Data will be collected during the 2022 and 2023 grazing seasons. The study will aim to address questions regarding the quality and profitability of farm products from solar sites, trends in soil health on agriculturally managed solar sites, and the benefits to farmers of working with the solar industry.

The full list of solar sites to be studied has not yet been finalized, but a number of sites owned and operated by Nexamp, a leading developer of community solar in New York State, will be included. Two sites will be grazed with sheep owned by a family-owned grazing operation in Orleans, New York.

Nexamp is looking to quadruple the number of solar sites being grazed in the 2021 season.

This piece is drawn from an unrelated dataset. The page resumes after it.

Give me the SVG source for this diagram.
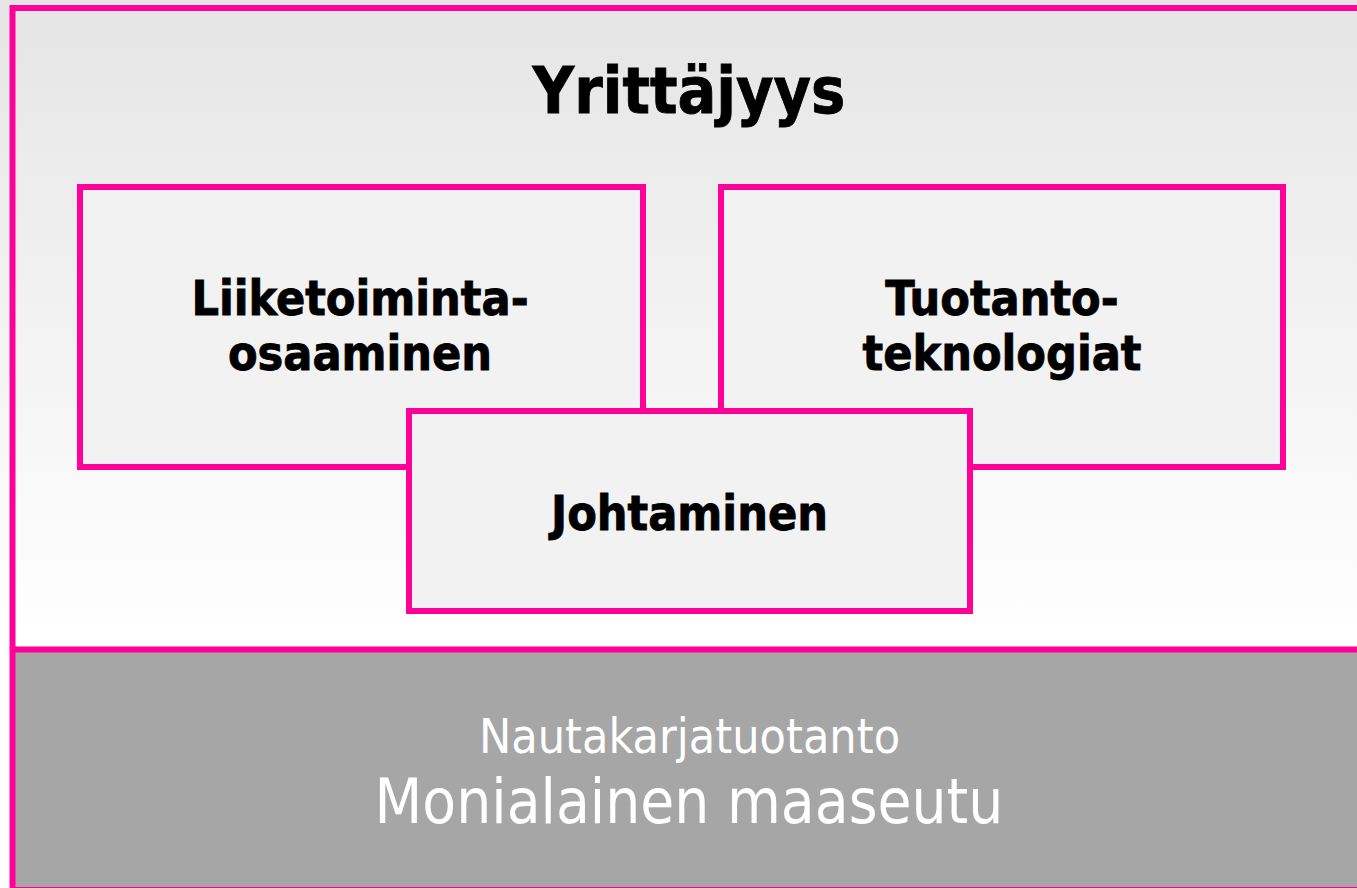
<svg xmlns="http://www.w3.org/2000/svg" width="1357" height="888" viewBox="0 0 1357 888">
  <defs>
    <linearGradient id="bg" x1="0" y1="0" x2="0" y2="640" gradientUnits="userSpaceOnUse">
      <stop offset="0" stop-color="#e5e5e5"/>
      <stop offset="1" stop-color="#ffffff"/>
    </linearGradient>
  </defs>
  <style>
    .frame { fill: none; stroke: #ff0099; stroke-width: 6; }
    .box { fill: #f2f2f2; stroke: #ff0099; stroke-width: 6; }
    .lbl { font-family: "DejaVu Sans Condensed", "DejaVu Sans", sans-serif; font-stretch: condensed; font-weight: bold; font-size: 48px; fill: #000000; stroke: #000000; stroke-width: 0.8; text-anchor: middle; }
    .title { font-family: "DejaVu Sans Condensed", "DejaVu Sans", sans-serif; font-stretch: condensed; font-weight: bold; font-size: 64px; fill: #000000; stroke: #000000; stroke-width: 0.8; text-anchor: middle; }
    .base { font-family: "DejaVu Sans Condensed", "DejaVu Sans", sans-serif; font-stretch: condensed; fill: #ffffff; text-anchor: middle; }
  </style>
  <rect x="0" y="0" width="1357" height="888" fill="url(#bg)"/>
  <g id="frame">
    <rect x="15" y="652" width="1342" height="235" fill="#a6a6a6"/>
    <line x1="12.5" y1="8" x2="1357" y2="8" class="frame"/>
    <line x1="12.5" y1="5" x2="12.5" y2="888" class="frame"/>
    <line x1="12.5" y1="649.5" x2="1357" y2="649.5" class="frame"/>
    <line x1="12.5" y1="887.5" x2="1357" y2="887.5" stroke="#ff0099" stroke-width="1"/>
  </g>
  <g id="title">
    <text x="689" y="113" class="title">Yrittäjyys</text>
  </g>
  <g id="node-liiketoiminta">
    <rect x="80" y="187" width="563" height="280" class="box"/>
    <text x="360" y="315" class="lbl">Liiketoiminta-</text>
    <text x="360" y="370" class="lbl">osaaminen</text>
  </g>
  <g id="node-tuotanto">
    <rect x="721" y="187" width="562" height="280" class="box"/>
    <text x="1002" y="315" class="lbl">Tuotanto-</text>
    <text x="1002" y="370" class="lbl">teknologiat</text>
  </g>
  <g id="node-johtaminen">
    <rect x="409" y="411" width="561" height="200" class="box"/>
    <text x="689.5" y="530" class="lbl" font-size="50">Johtaminen</text>
  </g>
  <g id="connectors"></g>
  <g id="base">
    <text x="689.5" y="753" class="base" font-size="48">Nautakarjatuotanto</text>
    <text x="689" y="823" class="base" font-size="61.5">Monialainen maaseutu</text>
  </g>
</svg>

The company said that sheep are less likely to cause damage to photovoltaic equipment than traditional vegetation management, like weed whackers and lawn mowers.

The American Solar Grazing Association is still looking for solar participants in the study, however, and will be accepting applications here until the end of August.

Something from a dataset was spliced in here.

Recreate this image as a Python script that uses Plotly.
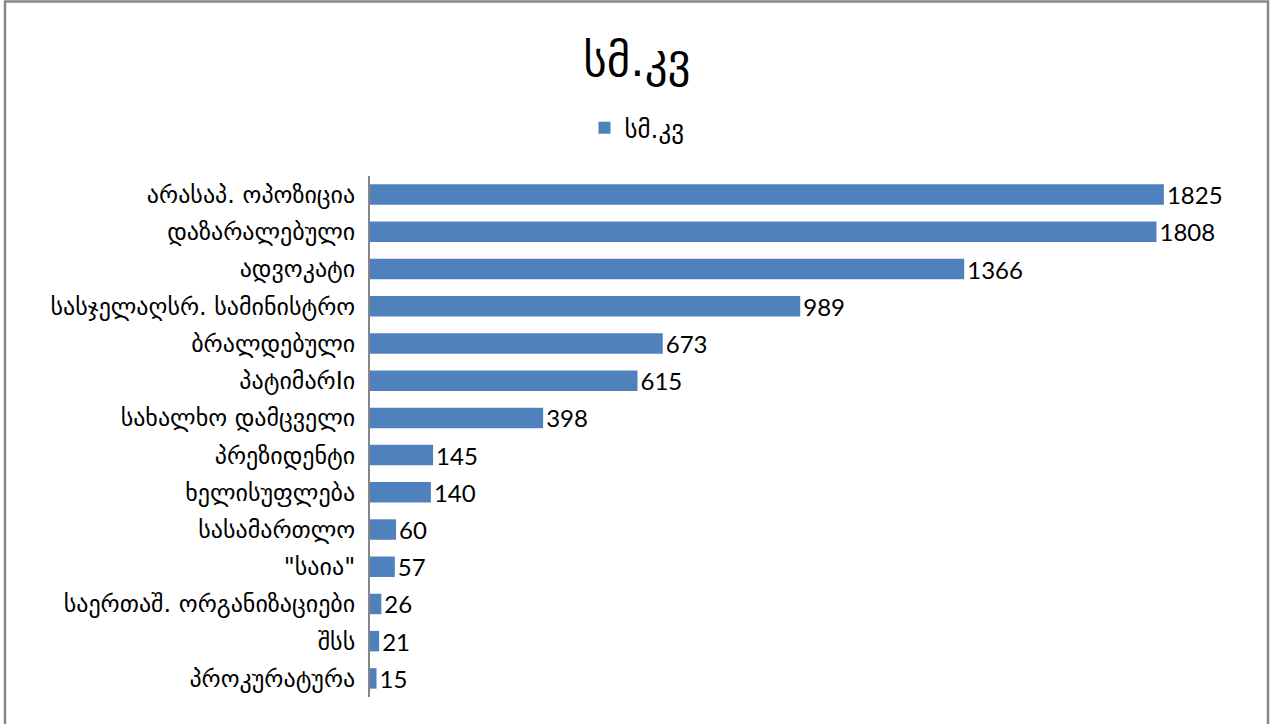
import plotly.graph_objects as go

categories = [
    "არასაპ. ოპოზიცია",
    "დაზარალებული",
    "ადვოკატი",
    "სასჯელაღსრ. სამინისტრო",
    "ბრალდებული",
    "პატიმარIი",
    "სახალხო დამცველი",
    "პრეზიდენტი",
    "ხელისუფლება",
    "სასამართლო",
    "\"საია\"",
    "საერთაშ. ორგანიზაციები",
    "შსს",
    "პროკურატურა",
]
values = [1825, 1808, 1366, 989, 673, 615, 398, 145, 140, 60, 57, 26, 21, 15]
series_name = "სმ.კვ"

W, H = 1273, 724
L, R, T, B = 370, 1240, 176, 697

fig = go.Figure()
fig.add_trace(go.Bar(
    y=categories,
    x=values,
    orientation="h",
    name=series_name,
    marker=dict(color="#4F81BD", line=dict(width=0)),
    text=[str(v) for v in values],
    textposition="outside",
    constraintext="none",
    textfont=dict(size=24, color="black", family="Lato, DejaVu Sans"),
    cliponaxis=False,
    showlegend=True,
))

def px_x(p):
    return (p - L) / (R - L)

def px_y(p):
    return (B - p) / (B - T)

fig.update_layout(
    width=W, height=H,
    margin=dict(l=L, r=W - R, t=T, b=H - B, autoexpand=False),
    paper_bgcolor="white",
    plot_bgcolor="white",
    font=dict(family="DejaVu Sans", color="black"),
    bargap=0.45,
    title=dict(text=series_name, x=637 / W, xref="container", xanchor="center",
               y=1 - 60 / H, yref="container", yanchor="middle",
               font=dict(size=45, family="DejaVu Sans", color="black")),
    legend=dict(orientation="h", x=637 / W, xref="container", xanchor="center",
                y=1 - 128 / H, yref="container", yanchor="middle",
                font=dict(size=25, family="DejaVu Sans", color="black"),
                itemwidth=30, tracegroupgap=0),
    xaxis=dict(range=[0, 2000], showgrid=False, zeroline=False,
               showticklabels=False, showline=False, ticks=""),
    yaxis=dict(autorange="reversed", showgrid=False, zeroline=False,
               showline=True, linecolor="#868686", linewidth=2,
               ticks="", tickfont=dict(size=24, family="DejaVu Sans", color="black"),
               ticklabelstandoff=8),
    shapes=[dict(type="rect", xref="paper", yref="paper",
                 x0=px_x(5), x1=px_x(1268), y0=px_y(740), y1=px_y(1.5),
                 line=dict(color="#868686", width=2.5), fillcolor="rgba(0,0,0,0)",
                 layer="below")],
)

fig.write_html("out.html", config={"displayModeBar": False},
               post_script="document.body.style.margin='0';document.body.style.overflow='hidden';")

Beekeeper Mike Kiernan of Vermont-based Bee The Change will also take part in the study. Kiernen said he sees solar sites as vital habitat for honey bees, as well as the hundreds of species of native bees, butterflies, and wasps that collectively transform blossoms into vegetables and field crops.

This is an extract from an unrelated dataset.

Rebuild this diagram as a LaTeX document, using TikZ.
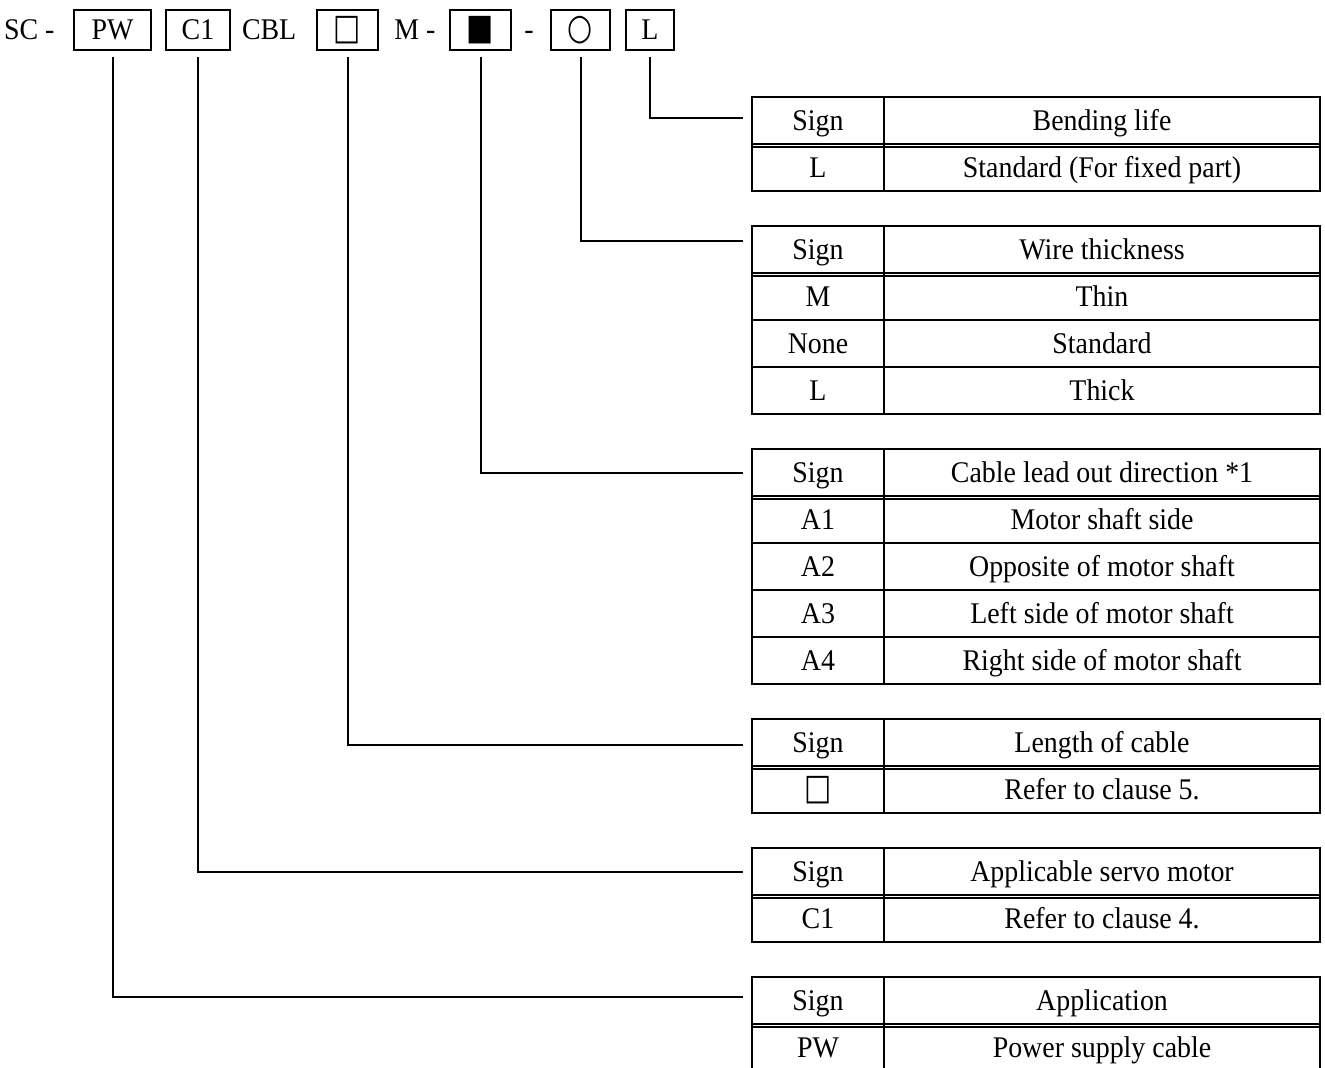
\documentclass[tikz,border=0pt]{standalone}
\usepackage{fontspec}
\setmainfont{Liberation Serif}[FakeStretch=0.93]
\newfontfamily\geofont{DejaVu Sans}[FakeStretch=0.8,Scale=1.2]
\usetikzlibrary{positioning}
\newcommand\tabfont{\fontsize{15pt}{18pt}\selectfont}

\begin{document}
\begin{tikzpicture}[x=0.5pt, y=-0.5pt, node distance=0pt,
  every node/.style={font=\tabfont, text height=10pt, text depth=0pt, inner sep=0pt, outer sep=0pt},
  codebox/.style={draw, line width=1pt, minimum height=20pt},
  signcell/.style={draw, line width=0.75pt, minimum width=66pt, minimum height=23.5pt},
  desccell/.style={draw, line width=0.75pt, minimum width=218pt, minimum height=23.5pt},
  frame/.style={draw, line width=1.1pt},
  dbl/.style={draw, line width=0.75pt},
  lead/.style={draw, line width=1pt}]
\useasboundingbox (0,0) rectangle (1325,1068);
% model code
\node[anchor=west] (sc) at (4,30) {SC -};
\node[codebox, minimum width=38.5pt] (bPW) at (112.5,30) {PW};
\node[codebox, minimum width=32pt] (bC1) at (198,30) {C1};
\node[anchor=west] (cbl) at (242,30) {CBL};
\node[codebox, minimum width=30.5pt] (bLen) at (347.5,30) {{\geofont □}};
\node (mdash) at (415,30) {M -};
\node[codebox, minimum width=30.5pt] (bDir) at (480.5,30) {{\geofont ■}};
\node (dash) at (529,30) {-};
\node[codebox, minimum width=29.5pt] (bWire) at (580.5,30) {{\geofont ○}};
\node[codebox, minimum width=24pt] (bLife) at (650,30) {L};
% bending life
\node[signcell, anchor=north west] (t1h) at (752,97) {Sign};
\node[desccell, right=of t1h] (t1hd) {Bending life};
\node[signcell, below=of t1h] (t1a) {L};
\node[desccell, right=of t1a] (t1ad) {Standard (For fixed part)};
\draw[dbl] ([yshift=-1.5pt]t1h.south west) -- ([yshift=-1.5pt]t1hd.south east);
\draw[frame] (t1h.north west) rectangle (t1ad.south east);
% wire thickness
\node[signcell, anchor=north west] (t2h) at (752,226) {Sign};
\node[desccell, right=of t2h] (t2hd) {Wire thickness};
\node[signcell, below=of t2h] (t2a) {M};
\node[desccell, right=of t2a] (t2ad) {Thin};
\node[signcell, below=of t2a] (t2b) {None};
\node[desccell, right=of t2b] (t2bd) {Standard};
\node[signcell, below=of t2b] (t2c) {L};
\node[desccell, right=of t2c] (t2cd) {Thick};
\draw[dbl] ([yshift=-1.5pt]t2h.south west) -- ([yshift=-1.5pt]t2hd.south east);
\draw[frame] (t2h.north west) rectangle (t2cd.south east);
% lead out direction
\node[signcell, anchor=north west] (t3h) at (752,449) {Sign};
\node[desccell, right=of t3h] (t3hd) {Cable lead out direction *1};
\node[signcell, below=of t3h] (t3a) {A1};
\node[desccell, right=of t3a] (t3ad) {Motor shaft side};
\node[signcell, below=of t3a] (t3b) {A2};
\node[desccell, right=of t3b] (t3bd) {Opposite of motor shaft};
\node[signcell, below=of t3b] (t3c) {A3};
\node[desccell, right=of t3c] (t3cd) {Left side of motor shaft};
\node[signcell, below=of t3c] (t3d) {A4};
\node[desccell, right=of t3d] (t3dd) {Right side of motor shaft};
\draw[dbl] ([yshift=-1.5pt]t3h.south west) -- ([yshift=-1.5pt]t3hd.south east);
\draw[frame] (t3h.north west) rectangle (t3dd.south east);
% length
\node[signcell, anchor=north west] (t4h) at (752,719) {Sign};
\node[desccell, right=of t4h] (t4hd) {Length of cable};
\node[signcell, below=of t4h] (t4a) {{\geofont □}};
\node[desccell, right=of t4a] (t4ad) {Refer to clause 5.};
\draw[dbl] ([yshift=-1.5pt]t4h.south west) -- ([yshift=-1.5pt]t4hd.south east);
\draw[frame] (t4h.north west) rectangle (t4ad.south east);
% servo motor
\node[signcell, anchor=north west] (t5h) at (752,848) {Sign};
\node[desccell, right=of t5h] (t5hd) {Applicable servo motor};
\node[signcell, below=of t5h] (t5a) {C1};
\node[desccell, right=of t5a] (t5ad) {Refer to clause 4.};
\draw[dbl] ([yshift=-1.5pt]t5h.south west) -- ([yshift=-1.5pt]t5hd.south east);
\draw[frame] (t5h.north west) rectangle (t5ad.south east);
% application
\node[signcell, anchor=north west] (t6h) at (752,977) {Sign};
\node[desccell, right=of t6h] (t6hd) {Application};
\node[signcell, below=of t6h] (t6a) {PW};
\node[desccell, right=of t6a] (t6ad) {Power supply cable};
\draw[dbl] ([yshift=-1.5pt]t6h.south west) -- ([yshift=-1.5pt]t6hd.south east);
\draw[frame] (t6h.north west) rectangle (t6ad.south east);
% leaders
\coordinate (e1) at (743,118);
\coordinate (e2) at (743,241);
\coordinate (e3) at (743,473);
\coordinate (e4) at (743,745);
\coordinate (e5) at (743,872);
\coordinate (e6) at (743,997);
\draw[lead] ([yshift=-3.5pt]bLife.south) |- (e1);
\draw[lead] ([yshift=-3.5pt]bWire.south) |- (e2);
\draw[lead] ([yshift=-3.5pt]bDir.south) |- (e3);
\draw[lead] ([yshift=-3.5pt]bLen.south) |- (e4);
\draw[lead] ([yshift=-3.5pt]bC1.south) |- (e5);
\draw[lead] ([yshift=-3.5pt]bPW.south) |- (e6);
\end{tikzpicture}
\end{document}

And while the project is funded by NYSERDA and is largely confined to New York and adjacent states, Hain said that the findings should be useful to farmers and solar developers across the country.

“Regardless of where the site is, we’ll have that data that says ‘Is the site in good shape after the first or second year of grazing?’ ‘How many incidents of broken panels do you have?’ ‘How much erosion is onsite?'” Hain said.

The work builds on a 2018 pilot study by Cornell University, called Grazing Sheep on Solar Sites in New York State: Opportunities and Challenges. The study was preliminary in nature and the solar industry has undergone significant change since 2018, but the basics still hold true: sheep can provide vegetation management for solar farms, the vegetation that the sheep ingest is healthy for them, and economic opportunity exists for farmers who want to develop additional revenue streams.

As Hain describes it, the newly launched study aims to evolve the idea from a niche business opportunity to a legitimate industry adjacent to solar. Researchers know that sheep can be symbiotic to solar installations; now they want to grow the scale of that relationship and develop diverse, credible testimony both from solar project owners and the grazers and beekeepers involved.